Sejarah
Tentang Imam Zainal Abidin as
Imam Ali bin Husain as adalah imam ke-4 Ahlulbait. Kakek beliau adalah Amirul Mukminin Ali bin Abi Thalib as yang mengemban wasiat Rasululluh saw, figur pertama yang memeluk Islam, dan sosok pertama yang mengimani risalah beliau. Neneknya adalah Fathimah Zahra, putri Rasulullah, belahan jiwa dan penyejuk mata Rasul saw, sekaligus penghulu wanita alam semesta sebagaimana dinyatakan sendiri oleh ayahandanya.
Sementara ayahnya adalah Imam Husain as, sang penghulu pemuda ahli surga, cucu baginda Nabi saw, dan wewangian surga, serta sosok yang dinyatakan Rasululullah saw sebagai, “Husain dariku dan aku dari Husain.” Beliau gugur sebagai syahid di padang Karbala pada hari Asyura (10 Muharram) demi membela Islam dan kaum Muslim.
Imam Ali Zainal Abidin as merupakan salah satu dari 12 imam yang telah disebutkan dalam riwayat yang berasal dari Nabi saw, sebagaimana disebutkan dalam Shahih Bukhari, Muslim, dan kitab lain. Rasulullah saw diriwayatkan pernah bersabda, “Khalifah sesudahku 12 orang yang semuanya dari Quraisy.”
Beliau hidup selama kurang lebih 57 tahun. Selama dua atau empat tahun, beliau diasuh kakeknya, Imam Ali bin Abi Thalib as. Lalu, beliau tumbuh dewasa di lembaga pendidikan pamannya, Imam Hasan as dan ayahnya Imam Husain as, dua cucu Raslullah saw. Darinya, beliau mencerap khasanah kenabian dan meminum air dari sumber mata air Ahlulbait yang suci.
Dalam bidang keilmuan, beliau sangat menonjol sebagai pemimpin agama dan sumber ilmu pengetahuan serta tempat rujukan hukum syariat, sekaligus model teragung dalam hal kewarakan, ibadah, dan ketakwaan. Kaum Muslim seluruhnya mengakui keilmuan, konsistensi, dan keutamaan beliau. Karenanya, kaum Muslim yang mengakui hal tersebut akan bergabung dalam kelompok orang-orang yang tunduk pada kepemimpinan dan kefakihan serta eksistensi beliau sebagai sumber rujukan.

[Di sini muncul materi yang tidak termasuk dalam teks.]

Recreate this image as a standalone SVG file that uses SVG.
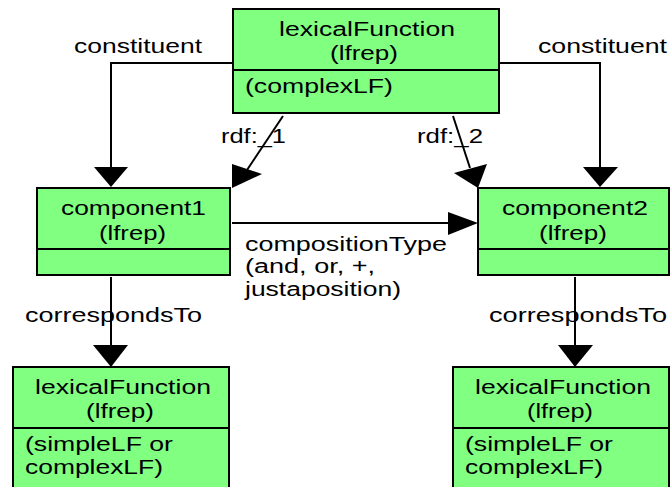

Kaum Muslim secara umum memiliki keterpautan emosional yang sangat kuat dengan Imam as serta loyalitas ruhaniah yang mendalam terhadap beliau. Umat Islam sangat mempercayai Imam Ali Zainal Abidin as, dengan segala perbedaan dan pandangan sistemik masing-masing–tidak terbatas dalam persoalan fikih dan spritualitas saja, tapi juga mempercayainya sebagai tempat curahan hati dalam semua problem kehidupan dan permasalahannya. Ini mengingat beliau merupakan perpanjangan dari kakeknya yang suci.